Tuesday, April 8, 2008

thoughts on kansas 75, memphis 68 (ot)

There's only one, really: What in the name of Barry Goheen were the Memphis Tigers thinking at the end of regulation? How in the world does a team coached by John Calipari let the opposition attempt a potential game-tying 3-pointer in the waning seconds when leading by three points? How do you not foul? Geoff Calkins, writing in this morning's Memphis Commerical Appeal, sums up this remarkable collapse rather nicely. But to me, anyway, that one play is the one that matters. For those who don't get my drift, Calipari was an assistant coach on the awesome 1988 Pitt team that lost to Vanderbilt in the second round of the NCAA tournament because it allowed Barry Goheen to dribble the length of the floor before attempting a 3 at the buzzer. As regular readers of the blog know, that game still haunts me. Pitt, like Memphis in last night's national title game, went on to lose in overtime. And Calipari, the slicker-than-slick Memphis coach, was an assistant coach on that Pitt team. He said repeatedly after the game that his team had tried to foul, but it sure didn't look like it, did it? The players obviously didn't get the message. And Calipari had two timeouts remaining after Derrick Rose's free throws with 10.8 seconds left; there was nothing to prevent him from using one to make sure his kids knew what they had to do.

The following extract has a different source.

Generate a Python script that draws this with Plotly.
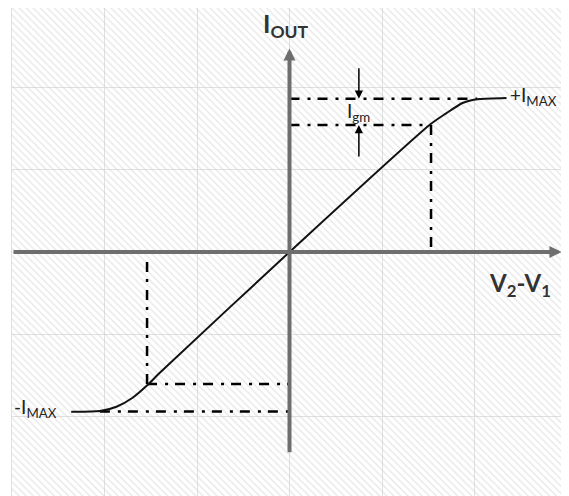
import plotly.graph_objects as go

# ---- data (grid units) ----
curve_x = [-2.36, -2.05, -1.87, -1.70, -1.535, -1.405, 0.0, 1.514, 1.694, 1.870, 1.978, 2.054, 2.346]
curve_y = [-1.948, -1.939, -1.887, -1.780, -1.622, -1.476, 0.0, 1.549, 1.691, 1.817, 1.854, 1.866, 1.878]

i_max_pos = 1.870      # +I_MAX level
i_max_neg = -1.945     # -I_MAX level
sat_x_pos = 2.03       # where +I_MAX reference line ends
sat_x_neg = -2.05      # where -I_MAX reference line starts
lin_x_pos, lin_y_pos = 1.53, 1.549    # end of linear region (upper)
lin_x_neg, lin_y_neg = -1.54, -1.61   # end of linear region (lower)
igm_x = 0.75
igm_top_tail, igm_bot_tail = 2.26, 1.146

x_range = [-3, 3]
y_range = [-2.975, 2.975]

axis_color = "#6e6e6e"
grid_color = "#e0e0e0"
dashdot = "10px,8px,3px,7px"
font_family = "Lato, 'Open Sans', sans-serif"

fig = go.Figure()

# hatched background
fig.add_trace(go.Scatter(
    x=[x_range[0], x_range[1], x_range[1], x_range[0], x_range[0]],
    y=[y_range[0], y_range[0], y_range[1], y_range[1], y_range[0]],
    mode="lines", line=dict(width=0), fill="toself",
    fillcolor="rgba(0,0,0,0)",
    fillpattern=dict(shape="\\", fgcolor="#cfcfcf", bgcolor="rgba(0,0,0,0)",
                     size=5, solidity=0.28),
    hoverinfo="skip", showlegend=False))

# dash-dot guide lines
guides = [
    ([0, sat_x_pos], [i_max_pos, i_max_pos]),
    ([0, lin_x_pos], [lin_y_pos, lin_y_pos]),
    ([lin_x_pos, lin_x_pos], [lin_y_pos, 0]),
    ([sat_x_neg, 0], [i_max_neg, i_max_neg]),
    ([lin_x_neg, 0], [lin_y_neg, lin_y_neg]),
    ([lin_x_neg, lin_x_neg], [lin_y_neg, 0]),
]
for gx, gy in guides:
    fig.add_trace(go.Scatter(x=gx, y=gy, mode="lines",
                             line=dict(color="black", width=2.5, dash=dashdot),
                             hoverinfo="skip", showlegend=False))

# transfer curve
fig.add_trace(go.Scatter(x=curve_x, y=curve_y, mode="lines",
                         line=dict(color="#111111", width=2, shape="spline", smoothing=0.7),
                         hoverinfo="skip", showlegend=False))

ann = []
# axes with arrows
ann.append(dict(x=2.94, y=0, ax=x_range[0], ay=0, xref="x", yref="y", axref="x", ayref="y",
                text="", showarrow=True, arrowhead=2, arrowsize=0.6, arrowwidth=4,
                arrowcolor=axis_color))
ann.append(dict(x=0, y=2.48, ax=0, ay=-2.46, xref="x", yref="y", axref="x", ayref="y",
                text="", showarrow=True, arrowhead=2, arrowsize=0.6, arrowwidth=4,
                arrowcolor=axis_color))
# I_gm arrows
ann.append(dict(x=igm_x, y=i_max_pos, ax=igm_x, ay=igm_top_tail, xref="x", yref="y",
                axref="x", ayref="y", text="", showarrow=True, arrowhead=2,
                arrowsize=1.1, arrowwidth=1.5, arrowcolor="black"))
ann.append(dict(x=igm_x, y=lin_y_pos, ax=igm_x, ay=igm_bot_tail, xref="x", yref="y",
                axref="x", ayref="y", text="", showarrow=True, arrowhead=2,
                arrowsize=1.1, arrowwidth=1.5, arrowcolor="black"))

# labels
ann.append(dict(x=-0.04, y=2.77, text="<b>I<sub>OUT</sub></b>", showarrow=False,
                font=dict(size=25, color="#333333", family=font_family)))
ann.append(dict(x=2.49, y=-0.40, text="<b>V<sub>2</sub>-V<sub>1</sub></b>", showarrow=False,
                font=dict(size=24, color="#333333", family=font_family)))
ann.append(dict(x=2.36, y=1.90, text="+I<sub>MAX</sub>", showarrow=False, xanchor="left",
                font=dict(size=19, color="#222222", family=font_family)))
ann.append(dict(x=-3.0, y=-1.90, text="-I<sub>MAX</sub>", showarrow=False, xanchor="left",
                font=dict(size=19, color="#222222", family=font_family)))
ann.append(dict(x=0.75, y=1.71, text="I<sub>gm</sub>", showarrow=False,
                font=dict(size=19, color="#222222", family=font_family)))

# the page adds an 8px body margin, so the figure is sized to fit the 569x496 window
fig.update_layout(
    width=561, height=488,
    margin=dict(l=4, r=2, t=0, b=0),
    paper_bgcolor="white", plot_bgcolor="white",
    showlegend=False, annotations=ann,
    xaxis=dict(range=x_range, dtick=1, tick0=0, showgrid=True, gridcolor=grid_color,
               gridwidth=1.3, zeroline=False, showticklabels=False, ticks="",
               showline=True, mirror=True, linecolor=grid_color, linewidth=1.3,
               fixedrange=True),
    yaxis=dict(range=y_range, dtick=1, tick0=0, showgrid=True, gridcolor=grid_color,
               gridwidth=1.3, zeroline=False, showticklabels=False, ticks="",
               showline=True, mirror=True, linecolor=grid_color, linewidth=1.3,
               fixedrange=True),
)

fig.write_html("out.html")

Shockingly, that's two years in a row a team coached by someone with a connection to the '88 Pitt Panthers has been eliminated by a play like that. Xavier, which is coached by Sean Miller, an outstanding freshman guard on that Pitt team, let Ohio State get away with it in the second round last year. As my cousin Pat, the man largely responsible for my bleeding heart love affair with Pitt hoops, said in a text message late last night: "How many times does Barry Goheen have to happen before somebody gets it?"